### To do:
Copy every line from the records below that holds the word "with".

### Raw records:
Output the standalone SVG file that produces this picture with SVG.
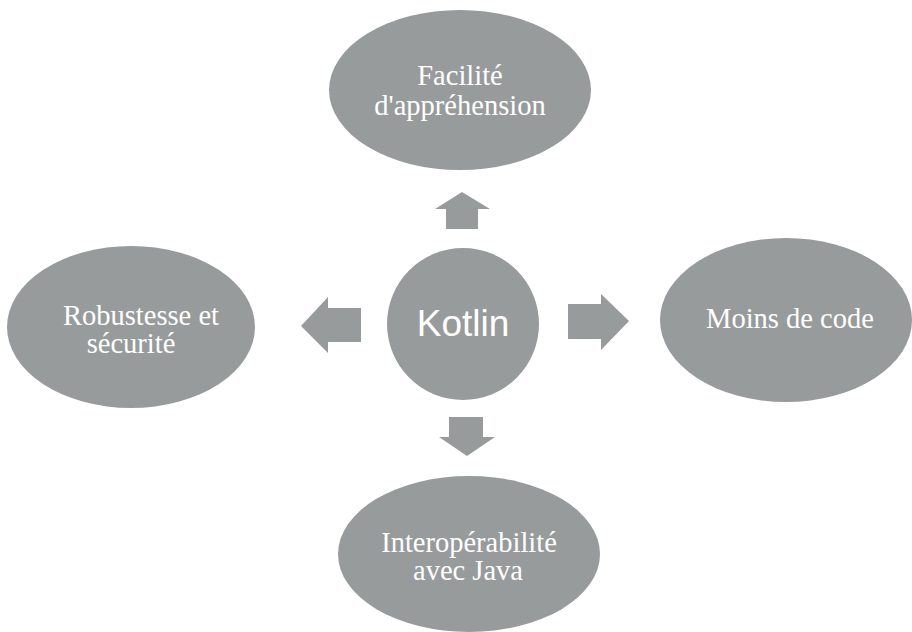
<svg xmlns="http://www.w3.org/2000/svg" width="912" height="632" viewBox="0 0 912 632">
<style>
.n{fill:#989b9c}
.t{fill:#ffffff;font-family:"Liberation Serif","Times New Roman",serif;font-size:28.5px;text-anchor:middle}
.k{fill:#ffffff;font-family:"Liberation Sans",Arial,sans-serif;font-size:37px;text-anchor:middle}
.a{fill:#989b9c}
</style>
<rect width="912" height="632" fill="#ffffff"/>
<g id="connectors">
<polygon class="a" points="462,192 490,209 478,209 478,229 446,229 446,209 435,209"/>
<polygon class="a" points="449,417 483,417 483,437 495,437 467,456 439,437 449,437"/>
<polygon class="a" points="301,326 328,297 328,308 361,308 361,342 328,342 328,353"/>
<polygon class="a" points="568,304 601,304 601,294 629,321 601,350 601,339 568,339"/>
</g>
<g id="node-kotlin">
<circle class="n" cx="463" cy="324" r="76"/>
<text class="k" x="463" y="336">Kotlin</text>
</g>
<g id="node-facilite">
<ellipse class="n" cx="460" cy="90" rx="131" ry="80"/>
<text class="t" x="460" y="85">Facilité</text>
<text class="t" x="460" y="115">d'appréhension</text>
</g>
<g id="node-robustesse">
<ellipse class="n" cx="131" cy="327" rx="124" ry="81"/>
<text class="t" x="141" y="325">Robustesse et</text>
<text class="t" x="131" y="353">sécurité</text>
</g>
<g id="node-moins">
<ellipse class="n" cx="786" cy="320" rx="126" ry="82"/>
<text class="t" x="790" y="328">Moins de code</text>
</g>
<g id="node-interop">
<ellipse class="n" cx="469" cy="554" rx="131" ry="78"/>
<text class="t" x="469" y="552">Interopérabilité</text>
<text class="t" x="468" y="580">avec Java</text>
</g>
</svg>
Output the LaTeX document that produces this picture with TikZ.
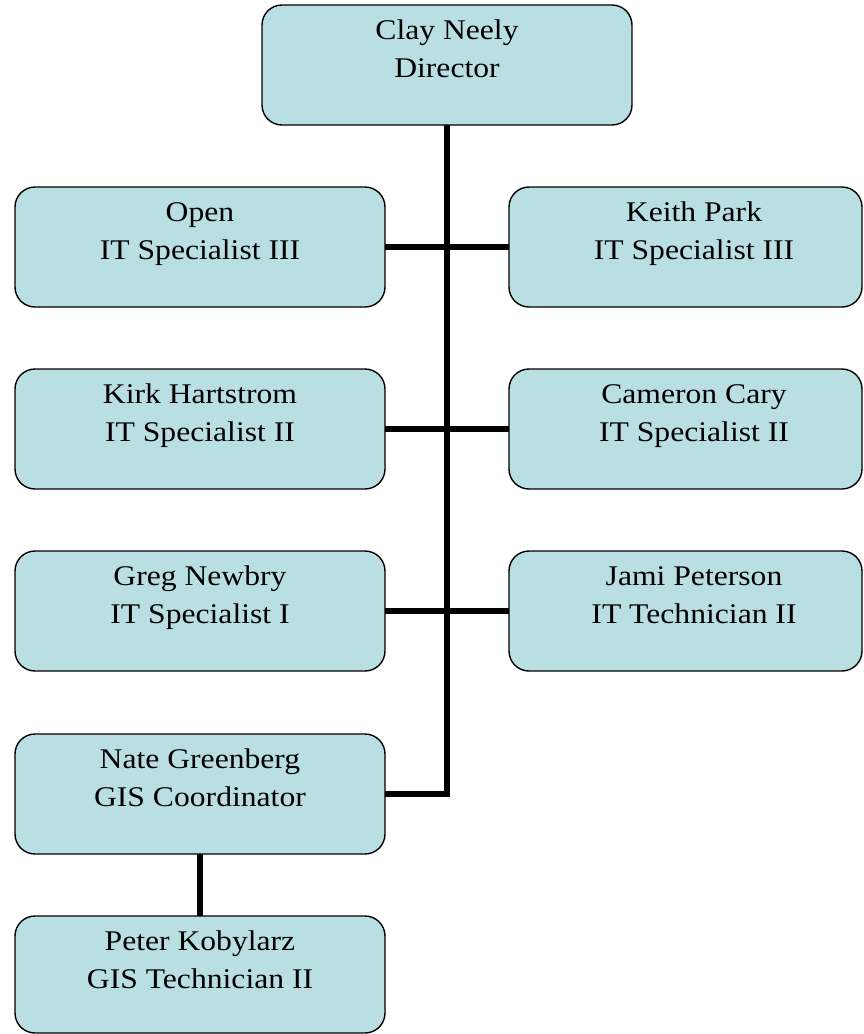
\documentclass[tikz,border=0pt]{standalone}
\usepackage{fontspec}
\setmainfont{Liberation Serif}[FakeStretch=1.11]
\definecolor{boxfill}{RGB}{186,223,226}
\tikzset{
  box/.style={draw=black, line width=1.4pt, fill=boxfill, rounded corners=20pt,
    minimum width=370pt, minimum height=120pt, inner sep=0pt, outer sep=0pt},
  lbl/.style={anchor=north, align=center, inner sep=0pt, font=\fontsize{28.5}{38}\selectfont},
  conn/.style={line width=6pt}
}
\begin{document}
\begin{tikzpicture}[x=1pt,y=-1pt]
\useasboundingbox (0,0) rectangle (863,1034);
\node[box, label={[lbl,yshift=-15pt]north:Clay Neely\\Director}] (clay) at (447,65) {};
\node[box, label={[lbl,yshift=-15pt]north:Open\\IT Specialist III}] (open) at (200,247) {};
\node[box, minimum width=353pt, label={[lbl,yshift=-15pt,xshift=8.5pt]north:Keith Park\\IT Specialist III}] (keith) at (685.5,247) {};
\node[box, label={[lbl,yshift=-15pt]north:Kirk Hartstrom\\IT Specialist II}] (kirk) at (200,429) {};
\node[box, minimum width=353pt, label={[lbl,yshift=-15pt,xshift=8.5pt]north:Cameron Cary\\IT Specialist II}] (cameron) at (685.5,429) {};
\node[box, label={[lbl,yshift=-15pt]north:Greg Newbry\\IT Specialist I}] (greg) at (200,611) {};
\node[box, minimum width=353pt, label={[lbl,yshift=-15pt,xshift=8.5pt]north:Jami Peterson\\IT Technician II}] (jami) at (685.5,611) {};
\node[box, label={[lbl,yshift=-15pt]north:Nate Greenberg\\GIS Coordinator}] (nate) at (200,794) {};
\node[box, minimum height=117pt, label={[lbl,yshift=-15pt]north:Peter Kobylarz\\GIS Technician II}] (peter) at (200,974.5) {};
\draw[conn] (clay.south) |- (nate.east);
\draw[conn] (open.east) -- (keith.west);
\draw[conn] (kirk.east) -- (cameron.west);
\draw[conn] (greg.east) -- (jami.west);
\draw[conn] (nate.south) -- (peter.north);
\end{tikzpicture}
\end{document}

### Output of the exercise:
Output the standalone SVG file that produces this picture with SVG.
Output the LaTeX document that produces this picture with TikZ.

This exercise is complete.